Description of the task: Repeat word for word the opening stretch of the entries, from the first line through the line containing "0.00127, 0.00133, 0.00125];".

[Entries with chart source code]
※ ※ ※

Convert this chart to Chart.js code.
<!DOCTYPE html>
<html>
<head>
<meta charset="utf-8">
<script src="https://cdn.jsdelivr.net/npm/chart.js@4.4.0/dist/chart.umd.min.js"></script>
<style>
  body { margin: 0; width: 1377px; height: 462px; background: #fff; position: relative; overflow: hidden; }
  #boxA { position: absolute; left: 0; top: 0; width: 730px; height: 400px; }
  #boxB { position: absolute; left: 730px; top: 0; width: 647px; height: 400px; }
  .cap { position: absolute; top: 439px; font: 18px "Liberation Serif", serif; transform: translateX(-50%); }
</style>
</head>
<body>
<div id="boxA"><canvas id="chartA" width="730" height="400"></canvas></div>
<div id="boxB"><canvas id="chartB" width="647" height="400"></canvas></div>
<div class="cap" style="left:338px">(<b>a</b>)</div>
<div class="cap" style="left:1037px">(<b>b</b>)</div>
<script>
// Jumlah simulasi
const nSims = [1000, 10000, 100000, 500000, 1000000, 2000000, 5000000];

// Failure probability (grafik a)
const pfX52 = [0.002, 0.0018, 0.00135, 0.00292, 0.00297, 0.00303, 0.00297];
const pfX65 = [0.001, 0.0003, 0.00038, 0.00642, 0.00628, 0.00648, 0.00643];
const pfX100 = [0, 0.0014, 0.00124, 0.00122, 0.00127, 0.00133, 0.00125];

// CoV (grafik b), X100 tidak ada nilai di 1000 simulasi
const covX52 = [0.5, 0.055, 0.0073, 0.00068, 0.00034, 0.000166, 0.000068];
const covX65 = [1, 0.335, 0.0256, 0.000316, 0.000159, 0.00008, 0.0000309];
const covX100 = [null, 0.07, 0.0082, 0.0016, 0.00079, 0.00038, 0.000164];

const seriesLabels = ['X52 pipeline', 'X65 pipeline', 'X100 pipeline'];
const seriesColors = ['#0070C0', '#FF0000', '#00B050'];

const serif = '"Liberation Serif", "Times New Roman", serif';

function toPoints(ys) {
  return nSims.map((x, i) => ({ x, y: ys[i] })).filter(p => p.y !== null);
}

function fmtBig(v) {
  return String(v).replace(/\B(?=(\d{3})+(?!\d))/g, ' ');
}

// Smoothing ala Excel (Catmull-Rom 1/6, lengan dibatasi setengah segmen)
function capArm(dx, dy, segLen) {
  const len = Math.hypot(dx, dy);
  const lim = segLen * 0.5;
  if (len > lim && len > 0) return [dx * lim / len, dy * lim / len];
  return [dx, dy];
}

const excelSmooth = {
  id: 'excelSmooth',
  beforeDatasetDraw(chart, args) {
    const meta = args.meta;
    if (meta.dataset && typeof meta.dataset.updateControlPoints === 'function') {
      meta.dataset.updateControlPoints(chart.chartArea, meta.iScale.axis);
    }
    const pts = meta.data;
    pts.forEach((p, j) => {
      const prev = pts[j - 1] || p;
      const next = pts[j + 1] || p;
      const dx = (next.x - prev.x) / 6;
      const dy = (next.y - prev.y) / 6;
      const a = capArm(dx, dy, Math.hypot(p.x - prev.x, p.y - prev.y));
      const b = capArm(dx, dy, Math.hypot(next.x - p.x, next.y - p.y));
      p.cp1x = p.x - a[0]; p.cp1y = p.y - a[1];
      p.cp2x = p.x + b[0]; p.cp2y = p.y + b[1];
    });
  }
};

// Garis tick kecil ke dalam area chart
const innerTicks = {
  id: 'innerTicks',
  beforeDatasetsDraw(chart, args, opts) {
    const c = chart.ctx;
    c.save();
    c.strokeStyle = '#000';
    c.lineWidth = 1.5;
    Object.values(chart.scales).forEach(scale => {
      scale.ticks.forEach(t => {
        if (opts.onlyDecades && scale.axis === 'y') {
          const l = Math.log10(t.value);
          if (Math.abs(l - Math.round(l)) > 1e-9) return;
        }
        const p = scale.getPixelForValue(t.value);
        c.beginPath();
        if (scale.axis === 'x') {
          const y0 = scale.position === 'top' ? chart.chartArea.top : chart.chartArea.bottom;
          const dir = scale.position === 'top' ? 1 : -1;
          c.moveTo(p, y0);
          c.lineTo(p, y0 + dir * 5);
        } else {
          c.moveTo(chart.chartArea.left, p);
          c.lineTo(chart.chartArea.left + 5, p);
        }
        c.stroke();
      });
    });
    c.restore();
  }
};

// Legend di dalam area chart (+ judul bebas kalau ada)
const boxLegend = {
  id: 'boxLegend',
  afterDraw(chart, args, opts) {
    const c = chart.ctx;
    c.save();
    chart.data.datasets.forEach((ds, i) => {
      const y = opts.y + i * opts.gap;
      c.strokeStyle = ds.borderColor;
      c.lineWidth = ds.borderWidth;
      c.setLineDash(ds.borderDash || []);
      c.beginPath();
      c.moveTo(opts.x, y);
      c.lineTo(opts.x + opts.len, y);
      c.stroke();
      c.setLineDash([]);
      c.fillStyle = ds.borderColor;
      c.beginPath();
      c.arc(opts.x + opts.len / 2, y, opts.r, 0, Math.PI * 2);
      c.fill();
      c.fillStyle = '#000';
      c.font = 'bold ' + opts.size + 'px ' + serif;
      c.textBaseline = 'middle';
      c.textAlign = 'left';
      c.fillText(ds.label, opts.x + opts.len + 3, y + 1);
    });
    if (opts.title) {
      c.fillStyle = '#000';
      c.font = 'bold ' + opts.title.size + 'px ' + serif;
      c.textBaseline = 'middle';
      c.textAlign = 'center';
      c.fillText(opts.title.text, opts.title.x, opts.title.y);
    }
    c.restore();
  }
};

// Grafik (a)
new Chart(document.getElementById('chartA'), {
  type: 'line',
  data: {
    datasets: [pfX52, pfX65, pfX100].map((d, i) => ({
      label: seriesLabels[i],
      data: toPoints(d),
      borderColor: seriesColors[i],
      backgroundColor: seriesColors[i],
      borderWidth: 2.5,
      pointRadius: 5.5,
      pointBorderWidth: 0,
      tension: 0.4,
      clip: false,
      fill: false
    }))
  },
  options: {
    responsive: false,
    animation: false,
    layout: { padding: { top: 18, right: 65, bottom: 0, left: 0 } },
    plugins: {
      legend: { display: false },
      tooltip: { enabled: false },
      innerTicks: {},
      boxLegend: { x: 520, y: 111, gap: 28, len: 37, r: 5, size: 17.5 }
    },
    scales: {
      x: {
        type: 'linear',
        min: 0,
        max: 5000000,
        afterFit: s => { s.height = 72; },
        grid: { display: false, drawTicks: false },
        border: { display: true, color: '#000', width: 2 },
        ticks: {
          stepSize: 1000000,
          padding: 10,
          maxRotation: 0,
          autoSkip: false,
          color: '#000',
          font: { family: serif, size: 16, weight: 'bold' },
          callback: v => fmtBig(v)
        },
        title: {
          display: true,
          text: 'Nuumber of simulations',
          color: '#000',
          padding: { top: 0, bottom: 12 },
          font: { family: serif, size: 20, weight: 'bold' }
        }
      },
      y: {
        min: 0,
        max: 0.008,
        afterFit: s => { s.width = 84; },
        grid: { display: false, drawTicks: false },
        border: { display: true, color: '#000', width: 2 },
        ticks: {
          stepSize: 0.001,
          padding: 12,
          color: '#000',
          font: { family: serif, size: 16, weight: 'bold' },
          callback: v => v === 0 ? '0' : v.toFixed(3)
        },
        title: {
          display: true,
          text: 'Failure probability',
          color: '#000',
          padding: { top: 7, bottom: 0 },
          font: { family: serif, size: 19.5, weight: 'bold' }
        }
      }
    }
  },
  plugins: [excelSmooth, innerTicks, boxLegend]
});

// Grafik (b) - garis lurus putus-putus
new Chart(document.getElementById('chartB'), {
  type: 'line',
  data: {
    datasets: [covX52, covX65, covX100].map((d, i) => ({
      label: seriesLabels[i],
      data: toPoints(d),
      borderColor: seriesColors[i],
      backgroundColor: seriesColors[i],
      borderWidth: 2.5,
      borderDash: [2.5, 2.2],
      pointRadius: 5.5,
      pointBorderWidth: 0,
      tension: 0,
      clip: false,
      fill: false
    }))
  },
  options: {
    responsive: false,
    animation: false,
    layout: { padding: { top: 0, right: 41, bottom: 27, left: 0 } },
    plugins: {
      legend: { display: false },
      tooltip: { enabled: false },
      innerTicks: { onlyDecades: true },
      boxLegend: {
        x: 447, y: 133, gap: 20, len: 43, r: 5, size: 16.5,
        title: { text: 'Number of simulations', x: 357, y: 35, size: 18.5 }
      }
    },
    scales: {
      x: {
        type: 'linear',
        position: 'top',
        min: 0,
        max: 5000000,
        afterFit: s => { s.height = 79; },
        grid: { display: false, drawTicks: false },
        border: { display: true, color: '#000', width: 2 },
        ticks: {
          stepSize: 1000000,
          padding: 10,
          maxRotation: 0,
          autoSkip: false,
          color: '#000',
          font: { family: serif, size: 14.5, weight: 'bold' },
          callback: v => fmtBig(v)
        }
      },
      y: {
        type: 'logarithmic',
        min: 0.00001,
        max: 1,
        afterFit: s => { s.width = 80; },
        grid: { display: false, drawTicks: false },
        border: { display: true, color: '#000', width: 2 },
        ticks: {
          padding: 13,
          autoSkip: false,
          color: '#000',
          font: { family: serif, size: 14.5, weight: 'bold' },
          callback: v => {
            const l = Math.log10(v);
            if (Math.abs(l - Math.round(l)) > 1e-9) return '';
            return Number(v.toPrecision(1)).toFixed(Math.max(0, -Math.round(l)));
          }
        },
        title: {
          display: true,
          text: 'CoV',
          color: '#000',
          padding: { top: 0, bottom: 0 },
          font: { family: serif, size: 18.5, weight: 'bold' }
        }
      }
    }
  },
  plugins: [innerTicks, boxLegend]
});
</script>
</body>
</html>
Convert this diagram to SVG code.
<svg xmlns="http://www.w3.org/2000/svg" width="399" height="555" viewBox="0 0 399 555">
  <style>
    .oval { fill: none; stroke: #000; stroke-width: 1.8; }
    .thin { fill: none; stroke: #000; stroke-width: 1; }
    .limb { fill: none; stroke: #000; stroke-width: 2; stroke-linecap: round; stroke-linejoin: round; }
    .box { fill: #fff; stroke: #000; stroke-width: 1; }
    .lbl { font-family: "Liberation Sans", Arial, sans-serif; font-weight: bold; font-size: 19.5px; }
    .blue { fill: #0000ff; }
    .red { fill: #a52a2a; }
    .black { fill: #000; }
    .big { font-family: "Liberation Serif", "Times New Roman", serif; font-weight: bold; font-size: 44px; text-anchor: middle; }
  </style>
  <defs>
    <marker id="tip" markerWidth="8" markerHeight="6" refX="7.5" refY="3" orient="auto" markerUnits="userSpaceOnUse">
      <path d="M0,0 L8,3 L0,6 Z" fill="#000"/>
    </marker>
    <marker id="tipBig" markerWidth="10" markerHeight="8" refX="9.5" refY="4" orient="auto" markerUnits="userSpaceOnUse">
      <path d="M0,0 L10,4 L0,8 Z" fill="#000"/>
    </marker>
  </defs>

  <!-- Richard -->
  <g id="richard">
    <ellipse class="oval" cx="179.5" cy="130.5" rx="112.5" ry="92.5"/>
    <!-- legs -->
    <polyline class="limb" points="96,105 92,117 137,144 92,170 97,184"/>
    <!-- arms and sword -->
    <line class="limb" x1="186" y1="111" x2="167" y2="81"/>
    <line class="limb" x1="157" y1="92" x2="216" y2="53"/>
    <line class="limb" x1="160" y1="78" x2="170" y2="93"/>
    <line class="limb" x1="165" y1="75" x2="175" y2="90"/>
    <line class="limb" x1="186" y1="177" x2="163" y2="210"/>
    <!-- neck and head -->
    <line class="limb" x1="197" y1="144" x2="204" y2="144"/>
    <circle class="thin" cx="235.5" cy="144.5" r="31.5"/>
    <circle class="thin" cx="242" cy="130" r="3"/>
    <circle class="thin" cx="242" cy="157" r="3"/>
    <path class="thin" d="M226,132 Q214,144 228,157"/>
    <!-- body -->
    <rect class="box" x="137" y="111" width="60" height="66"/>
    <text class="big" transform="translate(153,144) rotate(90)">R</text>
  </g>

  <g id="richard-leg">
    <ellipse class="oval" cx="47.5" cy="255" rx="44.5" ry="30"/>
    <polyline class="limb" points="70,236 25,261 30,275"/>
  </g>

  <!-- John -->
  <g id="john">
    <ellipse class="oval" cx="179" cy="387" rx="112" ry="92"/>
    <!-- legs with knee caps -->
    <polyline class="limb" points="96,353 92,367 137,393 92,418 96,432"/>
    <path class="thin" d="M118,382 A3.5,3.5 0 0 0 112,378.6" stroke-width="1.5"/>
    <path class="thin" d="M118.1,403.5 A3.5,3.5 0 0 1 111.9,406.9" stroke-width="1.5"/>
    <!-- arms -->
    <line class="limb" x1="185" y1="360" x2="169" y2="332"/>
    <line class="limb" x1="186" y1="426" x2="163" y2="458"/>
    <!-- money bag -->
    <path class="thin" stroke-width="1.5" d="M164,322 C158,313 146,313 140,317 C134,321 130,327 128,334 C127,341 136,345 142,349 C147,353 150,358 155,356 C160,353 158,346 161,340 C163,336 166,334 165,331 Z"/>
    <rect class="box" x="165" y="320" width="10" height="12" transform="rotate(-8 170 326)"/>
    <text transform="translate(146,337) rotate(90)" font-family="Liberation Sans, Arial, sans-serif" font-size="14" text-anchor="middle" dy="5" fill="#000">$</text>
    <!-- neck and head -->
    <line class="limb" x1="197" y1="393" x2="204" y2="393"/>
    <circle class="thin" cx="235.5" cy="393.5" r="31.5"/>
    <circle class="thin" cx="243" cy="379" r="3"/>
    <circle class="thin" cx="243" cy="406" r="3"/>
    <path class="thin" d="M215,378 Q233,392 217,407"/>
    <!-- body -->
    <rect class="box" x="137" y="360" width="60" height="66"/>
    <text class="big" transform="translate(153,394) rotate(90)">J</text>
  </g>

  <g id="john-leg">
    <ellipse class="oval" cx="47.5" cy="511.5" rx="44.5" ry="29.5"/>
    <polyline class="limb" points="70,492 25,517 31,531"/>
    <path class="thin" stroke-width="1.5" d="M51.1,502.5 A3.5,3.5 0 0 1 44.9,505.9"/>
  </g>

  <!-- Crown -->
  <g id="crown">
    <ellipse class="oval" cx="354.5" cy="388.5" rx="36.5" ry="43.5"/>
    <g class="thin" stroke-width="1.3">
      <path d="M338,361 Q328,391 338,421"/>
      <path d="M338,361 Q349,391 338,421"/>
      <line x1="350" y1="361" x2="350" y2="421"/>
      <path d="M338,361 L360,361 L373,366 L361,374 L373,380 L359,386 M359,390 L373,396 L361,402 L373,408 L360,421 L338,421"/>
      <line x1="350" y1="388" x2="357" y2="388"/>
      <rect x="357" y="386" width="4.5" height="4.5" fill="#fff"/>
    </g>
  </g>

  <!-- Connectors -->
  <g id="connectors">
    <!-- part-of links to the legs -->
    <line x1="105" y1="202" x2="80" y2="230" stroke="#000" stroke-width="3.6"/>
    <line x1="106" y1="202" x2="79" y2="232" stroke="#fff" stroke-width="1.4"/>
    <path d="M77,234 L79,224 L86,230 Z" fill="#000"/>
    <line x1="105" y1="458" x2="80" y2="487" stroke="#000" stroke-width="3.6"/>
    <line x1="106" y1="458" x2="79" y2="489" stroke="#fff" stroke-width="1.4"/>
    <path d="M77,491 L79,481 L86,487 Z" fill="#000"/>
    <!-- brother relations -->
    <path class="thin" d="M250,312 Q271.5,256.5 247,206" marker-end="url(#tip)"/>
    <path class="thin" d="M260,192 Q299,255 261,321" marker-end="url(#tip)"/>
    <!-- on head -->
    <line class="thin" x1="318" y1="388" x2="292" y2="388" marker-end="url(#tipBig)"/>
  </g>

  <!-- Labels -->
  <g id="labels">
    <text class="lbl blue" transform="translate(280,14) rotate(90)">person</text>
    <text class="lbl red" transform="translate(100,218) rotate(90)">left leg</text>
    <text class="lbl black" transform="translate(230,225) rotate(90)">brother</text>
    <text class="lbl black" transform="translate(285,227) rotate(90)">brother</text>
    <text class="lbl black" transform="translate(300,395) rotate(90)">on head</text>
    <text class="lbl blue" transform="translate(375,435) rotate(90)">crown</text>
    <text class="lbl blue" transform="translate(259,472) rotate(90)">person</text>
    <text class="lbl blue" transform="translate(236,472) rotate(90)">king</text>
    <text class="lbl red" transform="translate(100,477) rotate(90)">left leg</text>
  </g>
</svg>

※ ※ ※

Worked solution:
Convert this chart to Chart.js code.
<!DOCTYPE html>
<html>
<head>
<meta charset="utf-8">
<script src="https://cdn.jsdelivr.net/npm/chart.js@4.4.0/dist/chart.umd.min.js"></script>
<style>
  body { margin: 0; width: 1377px; height: 462px; background: #fff; position: relative; overflow: hidden; }
  #boxA { position: absolute; left: 0; top: 0; width: 730px; height: 400px; }
  #boxB { position: absolute; left: 730px; top: 0; width: 647px; height: 400px; }
  .cap { position: absolute; top: 439px; font: 18px "Liberation Serif", serif; transform: translateX(-50%); }
</style>
</head>
<body>
<div id="boxA"><canvas id="chartA" width="730" height="400"></canvas></div>
<div id="boxB"><canvas id="chartB" width="647" height="400"></canvas></div>
<div class="cap" style="left:338px">(<b>a</b>)</div>
<div class="cap" style="left:1037px">(<b>b</b>)</div>
<script>
// Jumlah simulasi
const nSims = [1000, 10000, 100000, 500000, 1000000, 2000000, 5000000];

// Failure probability (grafik a)
const pfX52 = [0.002, 0.0018, 0.00135, 0.00292, 0.00297, 0.00303, 0.00297];
const pfX65 = [0.001, 0.0003, 0.00038, 0.00642, 0.00628, 0.00648, 0.00643];
const pfX100 = [0, 0.0014, 0.00124, 0.00122, 0.00127, 0.00133, 0.00125];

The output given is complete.